–This is the first installment of looking back at my Las Vegas journey.–
The first moving company representative arrived at my apartment this morning to do an estimate. Two years ago, the scene was much the same–a few boxes laying around, moving supplies filling up a room, and a lot of wondering about what the future holds. There’s an addictive quality to moving for some… knowing when you land in one spot, it’s not forever, and that horizons and destinations and plans change. Kind of like living on the beach–if you don’t like the weather, give it five minutes, it will change. But I am a very different person than the girl who was packing boxes two years ago. I have survived–and thrived–in Las Vegas, on my own. And I wouldn’t trade a minute of it.
Over the span of the next couple of weeks, I’m going to look back at my journey in Las Vegas. Mainly so I can always have a record for myself, but hopefully in an effort to inspire some of you to make that change you so desperately want. Whether its losing weight, changing jobs, moving across the country–you can do it. And now, I can say those are more than empty words–the words come from experience from having done it myself.
So, what was it like, and what did it take to live two years away from my best friends, to go to baseball games by myself, to go to the gym alone, to never have had one visitor from Las Vegas walk in my apartment? It was lonely. But I’m convinced being alone builds character–because it forces you to eliminate all distractions, and listen to that voice.
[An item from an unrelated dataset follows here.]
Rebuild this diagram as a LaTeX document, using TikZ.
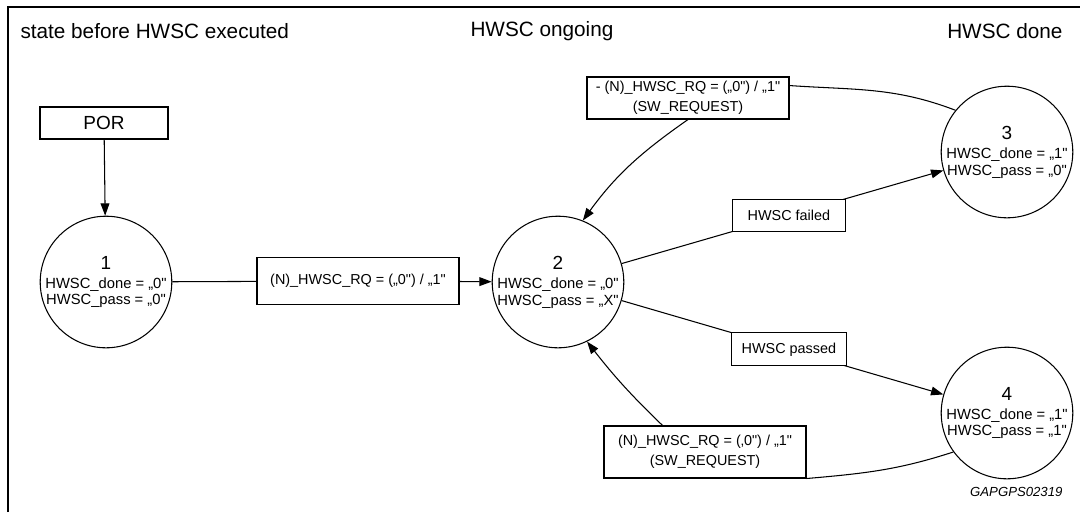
\documentclass[tikz,border=0pt]{standalone}
\usepackage{fontspec}
\setmainfont{Liberation Sans}
\usetikzlibrary{arrows.meta}
\newcommand{\closeq}{\textquotedbl}
\tikzset{
  state/.style={circle, draw, line width=0.6pt, minimum size=2.56cm, inner sep=0pt,
    align=center, font=\fontsize{8.4}{9.6}\selectfont},
  condbox/.style={draw, fill=white, line width=0.6pt, inner sep=1pt, align=center,
    font=\fontsize{8.2}{11.3}\selectfont},
  header/.style={font=\fontsize{11.8}{13}\selectfont, inner sep=0pt},
}
\begin{document}
\begin{tikzpicture}[x=0.02cm, y=0.02cm, line width=0.6pt, >={Triangle[length=7pt,width=5pt]}]
    \useasboundingbox (0,0) rectangle (1080,-512);
    \draw[line width=1.4pt] (8,-512) -- (8,-7) -- (1080,-7);
    % column headers
    \node[header, anchor=west] (hbefore) at (20,-31) {state before HWSC executed};
    \node[header, anchor=west] (hongoing) at (470,-31) {HWSC ongoing};
    \node[header, anchor=east] (hdone) at (1063,-31) {HWSC done};
    % states
    \node[condbox, minimum width=2.56cm, minimum height=0.64cm, font=\fontsize{10.8}{12}\selectfont] (por) at (104,-123) {POR};
    \node[state] (s1) at (106,-282) {{\fontsize{10.8}{12}\selectfont 1}\\[1.2pt]HWSC\_done = „0\closeq\\HWSC\_pass = „0\closeq};
    \node[state] (s2) at (558,-282) {{\fontsize{10.8}{12}\selectfont 2}\\[1.2pt]HWSC\_done = „0\closeq\\HWSC\_pass = „X\closeq};
    \node[state] (s3) at (1007,-152) {{\fontsize{10.8}{12}\selectfont 3}\\[1.2pt]HWSC\_done = „1\closeq\\HWSC\_pass = „0\closeq};
    \node[state] (s4) at (1007,-413) {{\fontsize{10.8}{12}\selectfont 4}\\[1.2pt]HWSC\_done = „1\closeq\\HWSC\_pass = „1\closeq};
    % request boxes
    \node[condbox, minimum width=4.04cm, minimum height=0.94cm] (rq1) at (358,-281) {(N)\_HWSC\_RQ = („0\closeq) / „1\closeq};
    \node[condbox, minimum width=4.04cm, minimum height=0.84cm] (rq2) at (688,-98) {- (N)\_HWSC\_RQ = („0\closeq) / „1\closeq\\(SW\_REQUEST)};
    \node[condbox, minimum width=4.04cm, minimum height=1.04cm] (rq3) at (705,-452) {(N)\_HWSC\_RQ = (‚0\closeq) / „1\closeq\\(SW\_REQUEST)};
    % transitions
    \draw[->] (por) -- (s1);
    \draw (s1) -- (rq1);
    \draw[->] (rq1) -- (s2);
    \draw[->] (s2) -- node[condbox, pos=0.52, minimum width=2.26cm, minimum height=0.64cm] (fail) {HWSC failed} (s3);
    \draw[->] (s2) -- node[condbox, pos=0.52, minimum width=2.3cm, minimum height=0.66cm] (pass) {HWSC passed} (s4);
    \draw (s3.141) to[out=159, in=-4] (rq2.7);
    \draw[->] (rq2.south) to[out=215, in=54] (s2.68);
    \draw (s4.216) to[out=198, in=5] (rq3.south east);
    \draw[->] (rq3.148) to[out=136, in=-52] (s2.-64);
    \node[anchor=east, inner sep=0pt, font=\fontsize{7.5}{9}\selectfont\itshape] (figid) at (1063,-492) {GAPGPS02319};
\end{tikzpicture}
\end{document}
The one inside yourself that can be drowned out by so much as a bird tweet or a passing car. I’m talking REAL one on one time.
I think this point was made clear to me when my friend Bill came to town for a wedding. He’s one of my best friends, and I love his family, and they were all in town at the Wynn. We had a great time, but before I knew it, the night was over. And when your closest friends come to town–while they’re lost in the doing, you’re enjoying the “being.” Being comfortable with someone, even for a couple of hours. Seeing a familiar face. Hugging someone and feeling that connection of home all wrapped up in one moment that passes quickly to them, but gives you ammunition to move forward for another week, month or year.
As I said my goodbyes to Bill and his family, it was like walking out of the family room at Christmas. That one time really stuck with me, because as I was walking out to my car alone, I saw this sign:
And that really hit home. Self park. My entire Las Vegas experience can be summed up in those two words. Self Park. It was time to park my mind and body alone for two years–to see who I really was, to learn all I could, and to achieve goals with no distractions. I wouldn’t change a minute of it, and I’m sure I’ll miss it during certain times ahead.
Over the next couple of weeks, I’ll write several entries telling you what I learned–and what I was taught while I “self-parked.” I hope you enjoy.